Agilent Technologies, Inc. has recently released its 10-Q report, providing a detailed overview of its operations and financial performance. The company, incorporated in 1999 and headquartered in Santa Clara, California, operates in three segments: Life Sciences and Applied Markets, Diagnostics and Genomics, and Agilent CrossLab. It offers a wide range of solutions including instruments, software, services, and consumables for the entire laboratory workflow, catering to the life sciences, diagnostics, and applied chemical markets globally.
In the 10-Q report, Agilent Technologies, Inc. reported net revenue of $1,738 million and $5,087 million for the three and nine months ended July 31, 2025, marking a 10 percent and 6 percent increase, respectively, compared to the same periods last year. The company noted that the overall effect of foreign currency movements on revenue growth had a 2 percentage point favorable impact for the three months ended July 31, 2025. However, net income for the three and nine months ended July 31, 2025, was $336 million and $869 million, respectively, compared to net income of $282 million and $938 million for the corresponding periods last year. Cash provided by operations in the nine months ended July 31, 2025, was $1,014 million, compared to $1,270 million in the same period last year.

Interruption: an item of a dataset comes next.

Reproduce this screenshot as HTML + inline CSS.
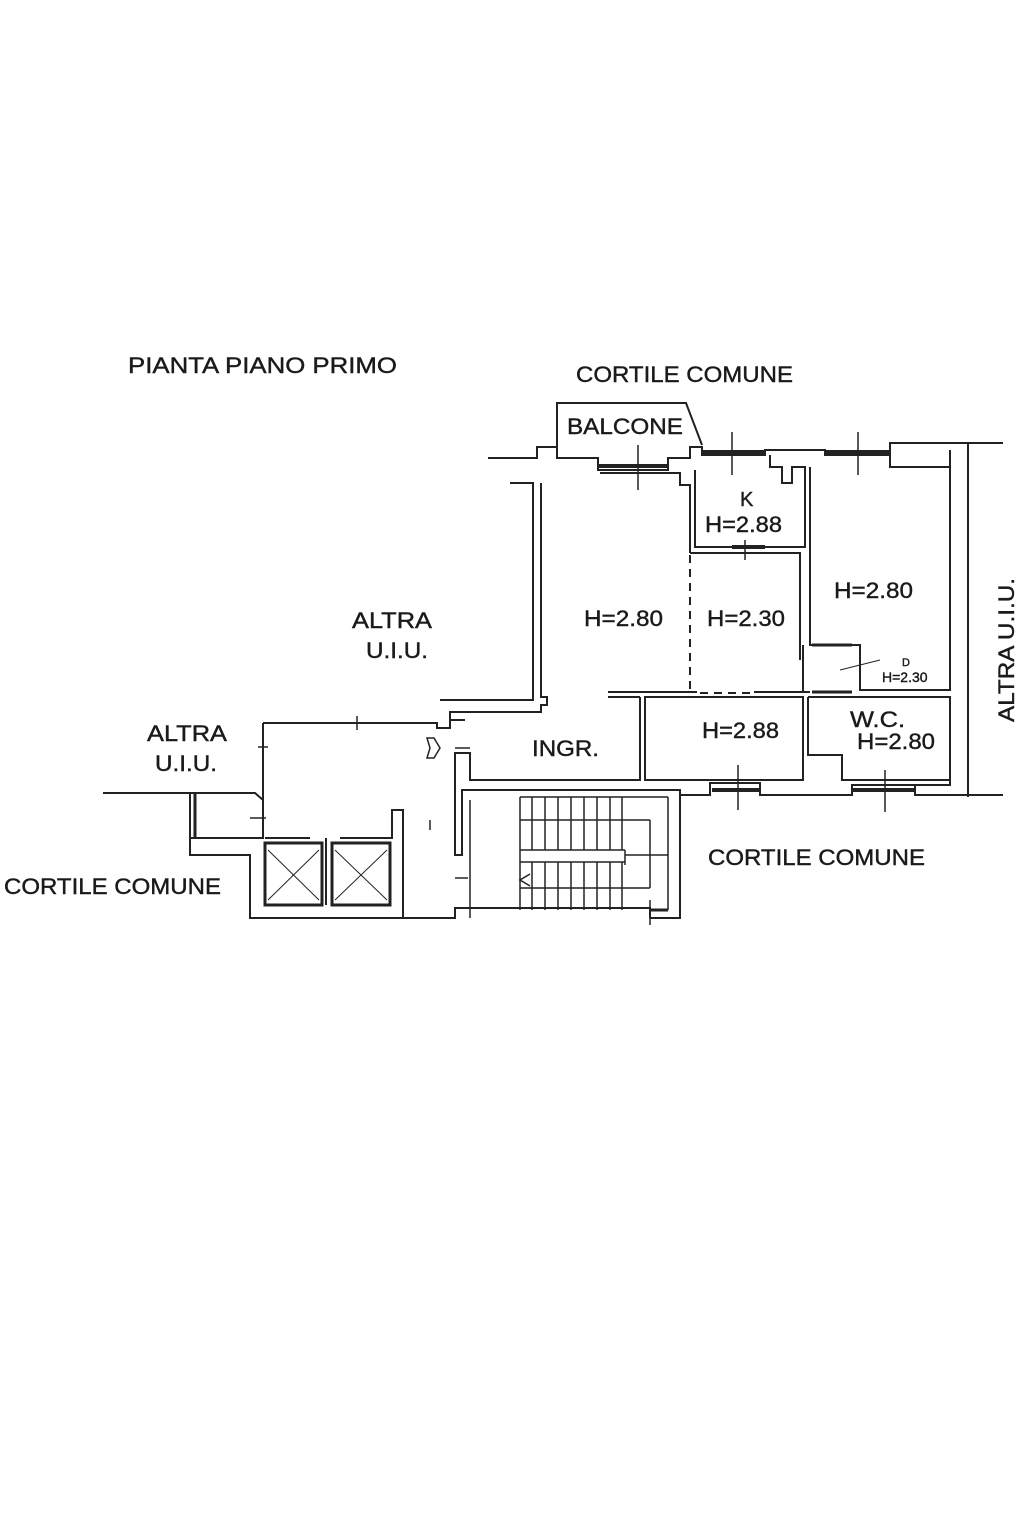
<!DOCTYPE html>
<html><head><meta charset="utf-8"><style>
html,body{margin:0;padding:0;background:#fff;}
svg{display:block}
text{font-family:"Liberation Sans",Arial,sans-serif;fill:#1a1a1a;stroke:#1a1a1a;stroke-width:0.4;}
</style></head><body>
<svg width="1023" height="1535" viewBox="0 0 1023 1535" xmlns="http://www.w3.org/2000/svg">
<g stroke="#222" stroke-width="2" fill="none">
<polyline points="557,458 557,403 686,403 702,445"/>
<polyline points="488,458 537,458 537,447 557,447 557,458 598,458 598,470 668,470 668,458 690,458 690,447 702,447 702,455 765,455 765,450 825,450 825,455 890,455 890,443 1003,443"/>
<line x1="598" y1="466" x2="668" y2="466" stroke-width="4"/>
<line x1="702" y1="452" x2="765" y2="452" stroke-width="4"/>
<line x1="825" y1="452" x2="890" y2="452" stroke-width="4"/>
<polyline points="510,483 533,483 533,700 440,700"/>
<polyline points="600,473 680,473 680,485 690,485 690,553"/>
<polyline points="541,483 541,697 547,697 547,705 541,705 541,712 450,712 450,720 465,720"/>
<polyline points="695,470 695,547 805,547 805,467 792,467 792,483 782,483 782,467 770,467 770,455"/>
<line x1="732" y1="547" x2="765" y2="547" stroke-width="4"/>
<polyline points="690,553 800,553 800,660"/>
<line x1="690" y1="555" x2="690" y2="690" stroke-dasharray="8,6"/>
<line x1="700" y1="693" x2="750" y2="693" stroke-dasharray="8,6"/>
<polyline points="608,692 697,692"/>
<polyline points="754,692 803,692"/>
<polyline points="810,467 810,645 860,645 860,690 950,690 950,467 890,467 890,455"/>
<polyline points="803,645 803,692 810,692"/>
<line x1="812" y1="645" x2="852" y2="645" stroke-width="3"/>
<line x1="812" y1="692" x2="852" y2="692" stroke-width="3"/>
<line x1="840" y1="670" x2="880" y2="660" stroke-width="1"/>
<line x1="968" y1="443" x2="968" y2="797"/>
<line x1="950" y1="450" x2="950" y2="467"/>
<rect x="645" y="697" width="158" height="83"/>
<polyline points="808,697 950,697 950,785 915,785 915,795 1003,795"/>
<polyline points="808,697 808,755 842,755 842,780 950,780"/>
<polyline points="680,795 710,795 710,783 760,783 760,795 852,795 852,785 915,785"/>
<line x1="712" y1="790" x2="760" y2="790" stroke-width="4"/>
<line x1="852" y1="790" x2="915" y2="790" stroke-width="4"/>
<polyline points="640,697 640,780 470,780 470,753 455,753 455,855 462,855 462,790 680,790 680,918 650,918"/>
<line x1="608" y1="697" x2="640" y2="697"/>
<polyline points="263,723 437,723 437,728 450,728 450,720"/>
<g stroke-width="1.5">
<polyline points="470,800 470,918"/>
<line x1="520" y1="797" x2="520" y2="910"/>
<line x1="520" y1="797" x2="668" y2="797"/>
<line x1="520" y1="820" x2="650" y2="820"/>
<line x1="520" y1="850" x2="625" y2="850"/>
<line x1="520" y1="862" x2="625" y2="862"/>
<line x1="520" y1="888" x2="650" y2="888"/>
<line x1="650" y1="820" x2="650" y2="888"/>
<line x1="625" y1="850" x2="625" y2="865"/>
<line x1="625" y1="855" x2="668" y2="855"/>
<line x1="668" y1="797" x2="668" y2="910"/>
<g>
<line x1="532" y1="797" x2="532" y2="850"/><line x1="545" y1="797" x2="545" y2="850"/><line x1="558" y1="797" x2="558" y2="850"/><line x1="571" y1="797" x2="571" y2="850"/><line x1="584" y1="797" x2="584" y2="850"/><line x1="597" y1="797" x2="597" y2="850"/><line x1="610" y1="797" x2="610" y2="850"/><line x1="622" y1="797" x2="622" y2="850"/>
<line x1="532" y1="862" x2="532" y2="910"/><line x1="545" y1="862" x2="545" y2="910"/><line x1="558" y1="862" x2="558" y2="910"/><line x1="571" y1="862" x2="571" y2="910"/><line x1="584" y1="862" x2="584" y2="910"/><line x1="597" y1="862" x2="597" y2="910"/><line x1="610" y1="862" x2="610" y2="910"/><line x1="622" y1="862" x2="622" y2="910"/>
</g>
<polyline points="530,874 520,880 530,886"/>
</g>
<polyline points="403,918 455,918 455,908 650,908 650,918"/>
<line x1="650" y1="910" x2="668" y2="910" stroke-width="3"/>
<polyline points="103,793 190,793 190,838 263,838 263,723"/>
<polyline points="190,793 255,793 263,800"/>
<line x1="195" y1="793" x2="195" y2="838" stroke-width="3"/>
<polyline points="190,838 190,855 250,855 250,918 403,918 403,810 392,810 392,838 380,838"/>
<rect x="265" y="843" width="57" height="62" stroke-width="3"/>
<rect x="332" y="843" width="58" height="62" stroke-width="3"/>
<line x1="268" y1="850" x2="319" y2="900" stroke-width="1"/><line x1="319" y1="850" x2="268" y2="900" stroke-width="1"/>
<line x1="335" y1="850" x2="387" y2="900" stroke-width="1"/><line x1="387" y1="850" x2="335" y2="900" stroke-width="1"/>
<line x1="265" y1="838" x2="310" y2="838"/><line x1="340" y1="838" x2="380" y2="838"/>
<line x1="326" y1="838" x2="326" y2="905"/>
<g stroke-width="1.5">
<line x1="638" y1="445" x2="638" y2="490"/><line x1="732" y1="432" x2="732" y2="475"/><line x1="858" y1="432" x2="858" y2="475"/>
<line x1="745" y1="540" x2="745" y2="560"/><line x1="738" y1="765" x2="738" y2="810"/><line x1="885" y1="770" x2="885" y2="812"/>
<line x1="650" y1="900" x2="650" y2="925"/><line x1="357" y1="716" x2="357" y2="730"/><line x1="258" y1="747" x2="268" y2="747"/><line x1="250" y1="818" x2="266" y2="818"/>
<line x1="455" y1="748" x2="470" y2="748"/><line x1="455" y1="878" x2="468" y2="878"/><line x1="430" y1="820" x2="430" y2="830"/>
</g>
<polygon points="427,738 434,738 440,748 434,758 427,758 430,748" stroke-width="1.5"/>
</g>
<text x="128" y="373" font-size="22" textLength="269" lengthAdjust="spacingAndGlyphs">PIANTA PIANO PRIMO</text>
<text x="576" y="382" font-size="22" textLength="217" lengthAdjust="spacingAndGlyphs">CORTILE COMUNE</text>
<text x="567" y="434" font-size="22" textLength="116" lengthAdjust="spacingAndGlyphs">BALCONE</text>
<text x="740" y="506" font-size="20">K</text>
<text x="705" y="532" font-size="22" textLength="77" lengthAdjust="spacingAndGlyphs">H=2.88</text>
<text x="584" y="626" font-size="22" textLength="79" lengthAdjust="spacingAndGlyphs">H=2.80</text>
<text x="707" y="626" font-size="22" textLength="78" lengthAdjust="spacingAndGlyphs">H=2.30</text>
<text x="834" y="598" font-size="22" textLength="79" lengthAdjust="spacingAndGlyphs">H=2.80</text>
<text x="902" y="666" font-size="11">D</text>
<text x="882" y="682" font-size="14">H=2.30</text>
<text x="352" y="628" font-size="22" textLength="80" lengthAdjust="spacingAndGlyphs">ALTRA</text>
<text x="366" y="658" font-size="22" textLength="62" lengthAdjust="spacingAndGlyphs">U.I.U.</text>
<text x="147" y="741" font-size="22" textLength="80" lengthAdjust="spacingAndGlyphs">ALTRA</text>
<text x="155" y="771" font-size="22" textLength="62" lengthAdjust="spacingAndGlyphs">U.I.U.</text>
<text x="532" y="756" font-size="22" textLength="67" lengthAdjust="spacingAndGlyphs">INGR.</text>
<text x="702" y="738" font-size="22" textLength="77" lengthAdjust="spacingAndGlyphs">H=2.88</text>
<text x="850" y="727" font-size="22" textLength="55" lengthAdjust="spacingAndGlyphs">W.C.</text>
<text x="857" y="749" font-size="22" textLength="78" lengthAdjust="spacingAndGlyphs">H=2.80</text>
<text x="708" y="865" font-size="22" textLength="217" lengthAdjust="spacingAndGlyphs">CORTILE COMUNE</text>
<text x="4" y="894" font-size="22" textLength="217" lengthAdjust="spacingAndGlyphs">CORTILE COMUNE</text>
<text transform="translate(1014,722) rotate(-90)" font-size="22" textLength="144" lengthAdjust="spacingAndGlyphs">ALTRA U.I.U.</text>
</svg>
</body></html>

During the three and nine months ended July 31, 2025, Agilent Technologies, Inc. paid cash dividends of $0.248 per common share or $71 million and $0.744 per common share or $212 million, respectively, on the company's common stock. The company also repurchased and retired 737,474 shares for $85 million and 2.734 million shares for $340 million, respectively, under its 2023 repurchase program.
The report also highlighted the company's restructuring plans, with a focus on optimizing its management structure to better serve customers. In the second quarter of fiscal year 2025, Agilent announced a restructuring plan, with estimated annual cost savings of approximately $75 million to $80 million across its three business segments. The restructuring expense associated with this plan amounted to approximately $17 million and $73 million in the three and nine months ended July 31, 2025, respectively.